>> begin MATERIAL
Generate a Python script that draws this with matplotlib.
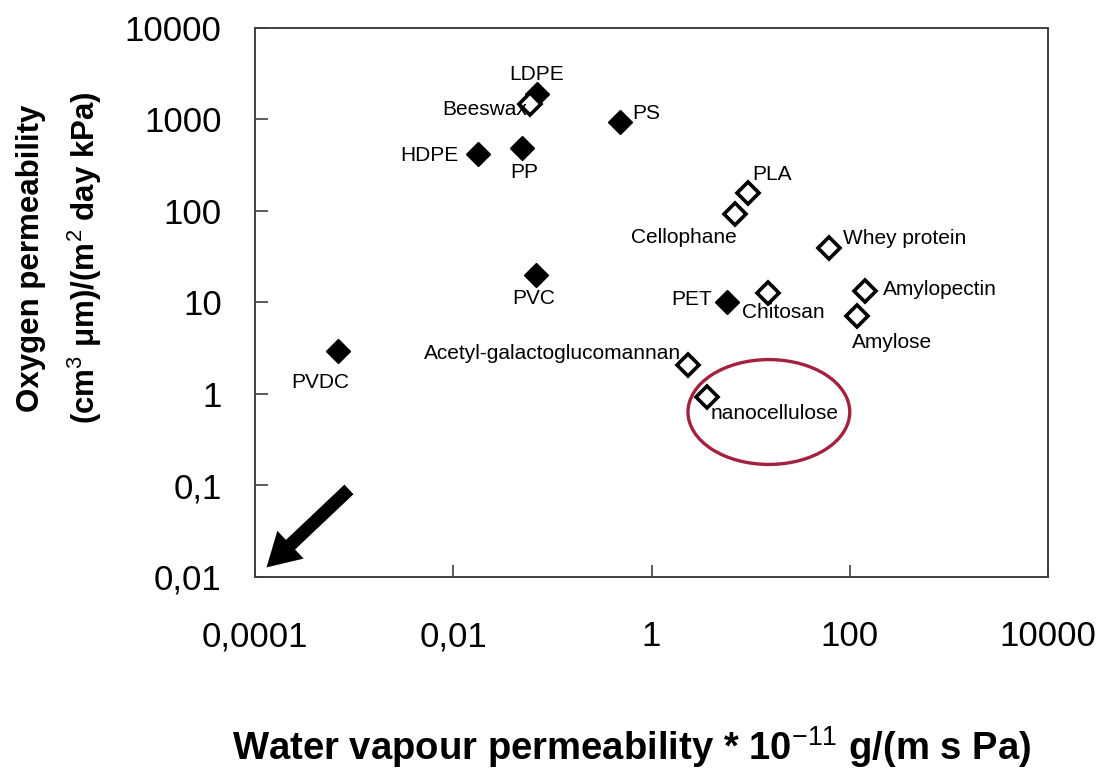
import matplotlib.pyplot as plt
from matplotlib.patches import Ellipse

plt.rcParams['font.family'] = ['Liberation Sans', 'DejaVu Sans']
plt.rcParams['mathtext.fontset'] = 'custom'
plt.rcParams['mathtext.rm'] = 'Liberation Sans'
plt.rcParams['mathtext.bf'] = 'Liberation Sans:bold'

# synthetic polymers (filled diamonds)
syn_names = ["PVDC", "HDPE", "PP", "LDPE", "PS", "PVC", "PET"]
syn_wvp = [0.00069, 0.0178, 0.049, 0.07, 0.48, 0.069, 5.8]
syn_o2 = [2.95, 420, 490, 1900, 940, 20, 10]

# bio-based materials (open diamonds)
bio_names = ["Beeswax", "PLA", "Cellophane", "Whey protein", "Chitosan",
             "Amylopectin", "Amylose", "Acetyl-galactoglucomannan", "nanocellulose"]
bio_wvp = [0.06, 9.4, 7.0, 62, 15, 143, 119, 2.35, 3.6]
bio_o2 = [1480, 158, 93, 39, 12.7, 13.3, 7.1, 2.1, 0.93]

xticks = [1e-4, 1e-2, 1, 1e2, 1e4]
xticklabels = ["0,0001", "0,01", "1", "100", "10000"]
yticks = [1e-2, 1e-1, 1, 10, 100, 1000, 10000]
yticklabels = ["0,01", "0,1", "1", "10", "100", "1000", "10000"]

# label offsets in points and alignment
offsets = {
    "LDPE": (0, 14, "center"), "Beeswax": (-2, -4, "right"),
    "HDPE": (-14, -1, "right"), "PP": (2, -18, "center"),
    "PS": (9, 6, "left"), "PLA": (3, 13, "left"),
    "Cellophane": (1, -17, "right"), "Whey protein": (10, 7, "left"),
    "PVC": (-2, -17, "center"), "PET": (-11, 2, "right"),
    "Chitosan": (-19, -14, "left"), "Amylopectin": (13, 1, "left"),
    "Amylose": (-4, -19, "left"), "Acetyl-galactoglucomannan": (-5, 8, "right"),
    "nanocellulose": (3, -12, "left"), "PVDC": (-13, -23, "center"),
}

fig = plt.figure(figsize=(11.02, 7.75), dpi=100)
ax = fig.add_axes([0.2314, 0.2555, 0.7196, 0.7084])
ax.set_xscale('log')
ax.set_yscale('log')
ax.set_xlim(1e-4, 1e4)
ax.set_ylim(1e-2, 1e4)

ax.plot(syn_wvp, syn_o2, 'D', ms=12.5, color='black', mec='black', ls='none')
ax.plot(bio_wvp, bio_o2, 'D', ms=11.5, mfc='white', mec='black', mew=2.6, ls='none')

for names, xs, ys in [(syn_names, syn_wvp, syn_o2), (bio_names, bio_wvp, bio_o2)]:
    for n, x, y in zip(names, xs, ys):
        dx, dy, ha = offsets[n]
        ax.annotate(n, (x, y), xytext=(dx, dy), textcoords='offset points',
                    ha=ha, va='center', fontsize=15, color='black')

# circle around nanocellulose
ax.add_patch(Ellipse((0.648, 0.3005), 0.204, 0.191, transform=ax.transAxes,
                     fill=False, ec='#a3213f', lw=2.4))

# arrow towards the lower left corner
ax.annotate('', xy=(0.012, 0.014), xytext=(0.121, 0.163), xycoords='axes fraction',
            arrowprops=dict(arrowstyle="simple,head_length=0.95,head_width=1.1,tail_width=0.38",
                            mutation_scale=25, color='black', lw=0))

ax.set_xticks(xticks)
ax.set_xticklabels(xticklabels)
ax.set_yticks(yticks)
ax.set_yticklabels(yticklabels)
ax.minorticks_off()
ax.tick_params(direction='in', length=9, width=1.2, color='#404040', labelsize=25)
ax.tick_params(axis='x', pad=31)
ax.tick_params(axis='y', pad=24)
for s in ax.spines.values():
    s.set_color('#404040')
    s.set_linewidth(1.4)

fig.text(0.028, 0.667, "Oxygen permeability", rotation=90, ha='center', va='center',
         fontsize=22.5, fontweight='bold')
fig.text(0.077, 0.667, r"(cm$^{3}$ $\mathbf{\mu}$m)/(m$^{2}$ day kPa)", rotation=90,
         ha='center', va='center', fontsize=22.5, fontweight='bold')
fig.text(0.573, 0.0194, r"Water vapour permeability * 10$^{-11}$ g/(m s Pa)",
         ha='center', va='baseline', fontsize=27.5, fontweight='bold')

fig.savefig('out.png', dpi=100)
>> end MATERIAL
--- WHAT IS REQUIRED ---
Restate the whole of the material word for word without the pictures.

--- REPLY ---
Generate a Python script that draws this with matplotlib.
import matplotlib.pyplot as plt
from matplotlib.patches import Ellipse

plt.rcParams['font.family'] = ['Liberation Sans', 'DejaVu Sans']
plt.rcParams['mathtext.fontset'] = 'custom'
plt.rcParams['mathtext.rm'] = 'Liberation Sans'
plt.rcParams['mathtext.bf'] = 'Liberation Sans:bold'

# synthetic polymers (filled diamonds)
syn_names = ["PVDC", "HDPE", "PP", "LDPE", "PS", "PVC", "PET"]
syn_wvp = [0.00069, 0.0178, 0.049, 0.07, 0.48, 0.069, 5.8]
syn_o2 = [2.95, 420, 490, 1900, 940, 20, 10]

# bio-based materials (open diamonds)
bio_names = ["Beeswax", "PLA", "Cellophane", "Whey protein", "Chitosan",
             "Amylopectin", "Amylose", "Acetyl-galactoglucomannan", "nanocellulose"]
bio_wvp = [0.06, 9.4, 7.0, 62, 15, 143, 119, 2.35, 3.6]
bio_o2 = [1480, 158, 93, 39, 12.7, 13.3, 7.1, 2.1, 0.93]

xticks = [1e-4, 1e-2, 1, 1e2, 1e4]
xticklabels = ["0,0001", "0,01", "1", "100", "10000"]
yticks = [1e-2, 1e-1, 1, 10, 100, 1000, 10000]
yticklabels = ["0,01", "0,1", "1", "10", "100", "1000", "10000"]

# label offsets in points and alignment
offsets = {
    "LDPE": (0, 14, "center"), "Beeswax": (-2, -4, "right"),
    "HDPE": (-14, -1, "right"), "PP": (2, -18, "center"),
    "PS": (9, 6, "left"), "PLA": (3, 13, "left"),
    "Cellophane": (1, -17, "right"), "Whey protein": (10, 7, "left"),
    "PVC": (-2, -17, "center"), "PET": (-11, 2, "right"),
    "Chitosan": (-19, -14, "left"), "Amylopectin": (13, 1, "left"),
    "Amylose": (-4, -19, "left"), "Acetyl-galactoglucomannan": (-5, 8, "right"),
    "nanocellulose": (3, -12, "left"), "PVDC": (-13, -23, "center"),
}

fig = plt.figure(figsize=(11.02, 7.75), dpi=100)
ax = fig.add_axes([0.2314, 0.2555, 0.7196, 0.7084])
ax.set_xscale('log')
ax.set_yscale('log')
ax.set_xlim(1e-4, 1e4)
ax.set_ylim(1e-2, 1e4)

ax.plot(syn_wvp, syn_o2, 'D', ms=12.5, color='black', mec='black', ls='none')
ax.plot(bio_wvp, bio_o2, 'D', ms=11.5, mfc='white', mec='black', mew=2.6, ls='none')

for names, xs, ys in [(syn_names, syn_wvp, syn_o2), (bio_names, bio_wvp, bio_o2)]:
    for n, x, y in zip(names, xs, ys):
        dx, dy, ha = offsets[n]
        ax.annotate(n, (x, y), xytext=(dx, dy), textcoords='offset points',
                    ha=ha, va='center', fontsize=15, color='black')

# circle around nanocellulose
ax.add_patch(Ellipse((0.648, 0.3005), 0.204, 0.191, transform=ax.transAxes,
                     fill=False, ec='#a3213f', lw=2.4))

# arrow towards the lower left corner
ax.annotate('', xy=(0.012, 0.014), xytext=(0.121, 0.163), xycoords='axes fraction',
            arrowprops=dict(arrowstyle="simple,head_length=0.95,head_width=1.1,tail_width=0.38",
                            mutation_scale=25, color='black', lw=0))

ax.set_xticks(xticks)
ax.set_xticklabels(xticklabels)
ax.set_yticks(yticks)
ax.set_yticklabels(yticklabels)
ax.minorticks_off()
ax.tick_params(direction='in', length=9, width=1.2, color='#404040', labelsize=25)
ax.tick_params(axis='x', pad=31)
ax.tick_params(axis='y', pad=24)
for s in ax.spines.values():
    s.set_color('#404040')
    s.set_linewidth(1.4)

fig.text(0.028, 0.667, "Oxygen permeability", rotation=90, ha='center', va='center',
         fontsize=22.5, fontweight='bold')
fig.text(0.077, 0.667, r"(cm$^{3}$ $\mathbf{\mu}$m)/(m$^{2}$ day kPa)", rotation=90,
         ha='center', va='center', fontsize=22.5, fontweight='bold')
fig.text(0.573, 0.0194, r"Water vapour permeability * 10$^{-11}$ g/(m s Pa)",
         ha='center', va='baseline', fontsize=27.5, fontweight='bold')

fig.savefig('out.png', dpi=100)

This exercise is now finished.